= Miles Harvey =

American journalist and author

Miles Harvey (born 1960) is an American author of three works of nonfiction, The Island of Lost Maps, Painter in a Savage Land and The King of Confidence. He also wrote a collection of short stories, The Registry of Forgotten Objects, and a play "How Long Will I Cry," which premiered at the Steppenwolf Theatre in Chicago.

== Early life and education ==
Harvey grew up in the Chicago suburb of Downers Grove. His father, Robert Harvey, was an elementary-school teacher and political activist. His mother, Kathryn "Tinker" Harvey, was the longtime chairman of the Democratic Party of DuPage County, who twice served as a member of the United States Electoral College and was a delegate or alternate delegate to five Democratic National Conventions.

Harvey graduated from Downers Grove Community High School North in 1978. After a year at Southern Illinois University, he transferred to the University of Illinois Urbana-Champaign, where he studied journalism, graduating in 1984. At his college newspaper, The Daily Illini, fellow staff members included Larry Doyle, who later became a writer and producer for The Simpsons and a frequent contributor to The New Yorker; Dave Cullen, who went on to write the nonfiction bestseller Columbine; Kevin Davis, whose books would include The Brain Defense and Defending the Damned; and Jon Ginoli, who soon gained renown as singer and guitarist for Pansy Division, a pioneering band in the queercore movement of punk rock.

In 1991, Harvey received a Master of Fine Arts in English at the University of Michigan, where he studied fiction-writing under the novelists Charles Baxter and Nicholas Delabanco.

== Writing career ==
Harvey worked for United Press International, In These Times and Outside. While at Outside he wrote a 1997 story on modern-day map thief Gilbert Bland, which was the origin for The Island of Lost Maps. Part true-crime narrative, part meditation the allure of maps, the book became a national and international bestseller.

In 2008, Harvey published his second book, Painter in a Savage Land: The Strange Saga of the First European Artist in North America. This is a non-fiction work that chronicles Jacques Le Moyne de Morgues's adventures with the French expedition to Florida led by Jean Ribault during the sixteenth century. The book received largely positive reviews. Entertainment Weekly described it as a "rip-roaring account of Le Moyne's adventures," adding that "it's a testament to Harvey's research and style that he can powerfully evoke a man about whom so few documentary traces remain."

In 2020, Harvey published a third non-fiction book, The King of Confidence, which tells the story of James J. Strang, a 19th-century con man / prophet who led hundreds of followers to an island on Lake Michigan, where he declared himself "king of earth and heaven." A longlist honoree for the Andrew Carnegie Medal for Excellence in Nonfiction and for the Chautauqua Prize, the book was named a New York Times Book Review Editors' Choice.

Harvey's work of fiction, The Registry of Forgotten Objects: Stories, was published in 2024. Booklist gave the collection a starred review, describing it as "lustrous with unruly passion, strange impulses, untenable loss and the dogged pursuit of solace... Harvey has created an intricately spun, deeply illuminating web of wondrously uncanny and compassionate stories."

Harvey also plays an active role in Big Shoulders Books, a nonprofit, social-justice publishing company he co-founded in 2011 with fellow DePaul University creative-writing professors Chris Solis Green and Michele Morano.

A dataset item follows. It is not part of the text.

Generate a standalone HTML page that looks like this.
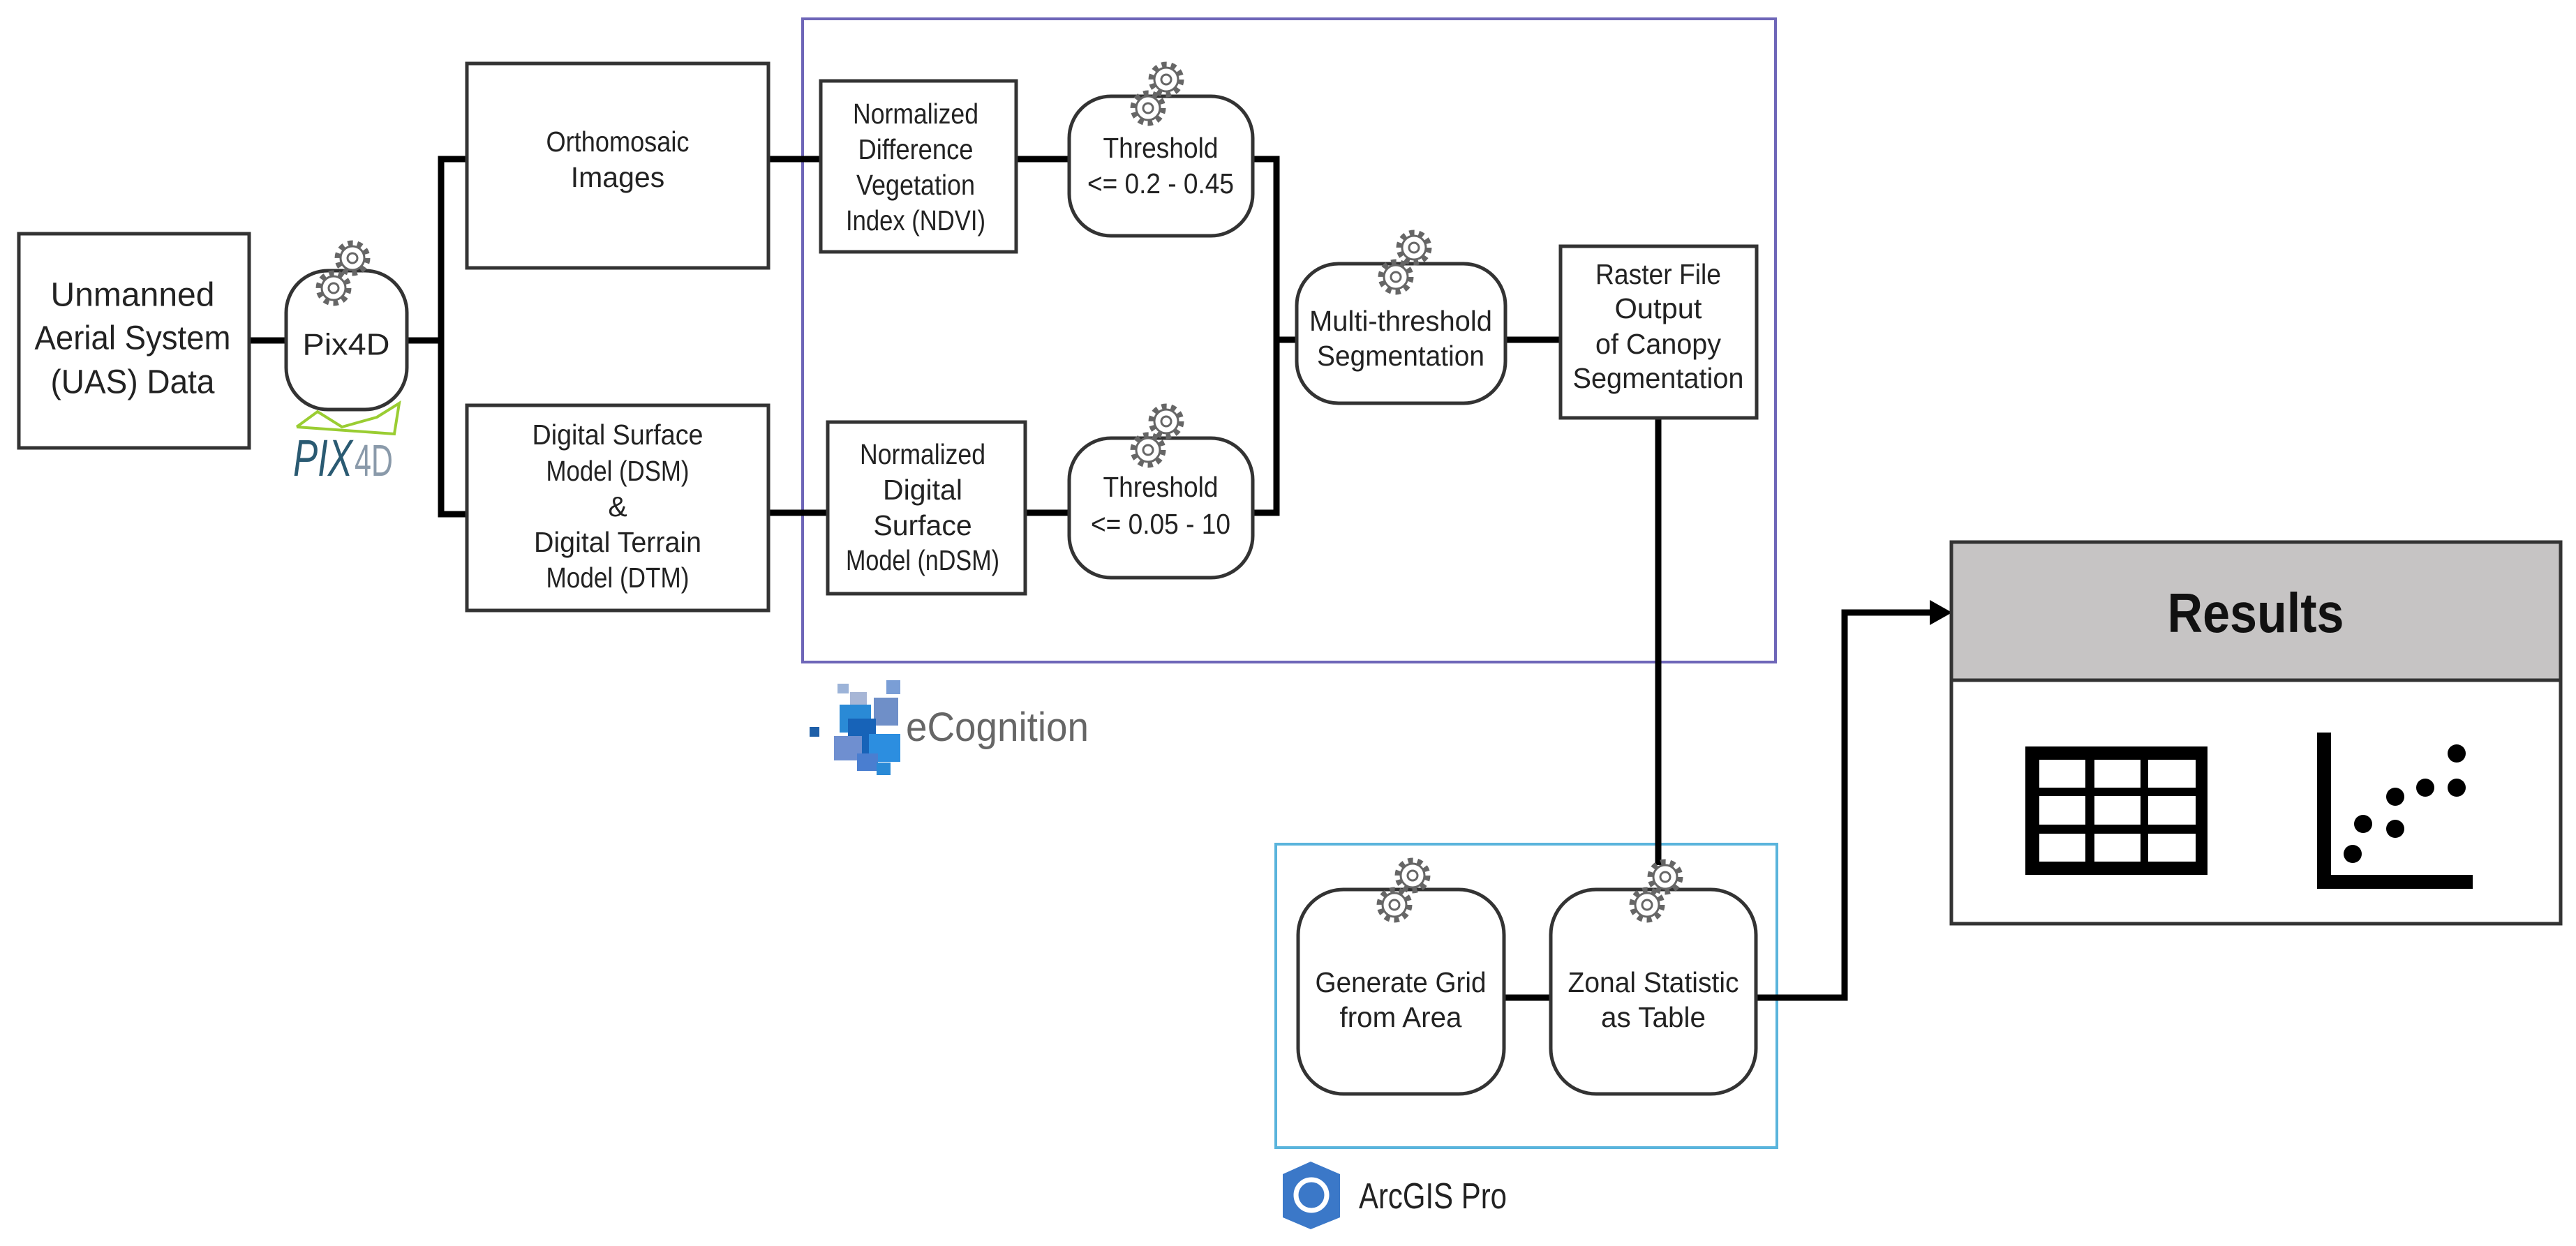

He has edited two volumes for this press: The Garcia Boy: A Memoir, by the late essayist Rafael Torch, and How Long Will I Cry, a series of oral-history narratives about gun violence that Harvey and his students collected in 2011 and 2012 while more than 900 people were being murdered on the streets of Chicago. Harvey also turned these oral histories into a documentary-theater piece, also called "How Long Will I Cry", which premiered at the Steppenwolf Theatre in 2013.

Harvey has previously taught creative writing at Northwestern University, the University of Chicago and LSU New Orleans. Since 2009, he has been a professor at DePaul University of Chicago, where he is the chair of the Department of English and director of the DePaul Publishing Institute.

== Works ==
- Harvey, Miles (2000). "The Island of Lost Maps: A True Story of Cartographic Crime"
- Harvey, Miles (2008). "Painter in a Savage Land:The Strange Saga of the First European Artist in North America"
- Harvey, Miles (2020). The King of Confidence: A Tale of Utopian Dreamers, Frontier Schemers, True Believers, False Prophets, and the Murder of an American Monarch. Little, Brown & Company. ISBN 978-0316463591.
- Harvey, Miles (2024). The Registry of Forgotten Objects: Stories. Mad Creek Books. ISBN 978-0814259146.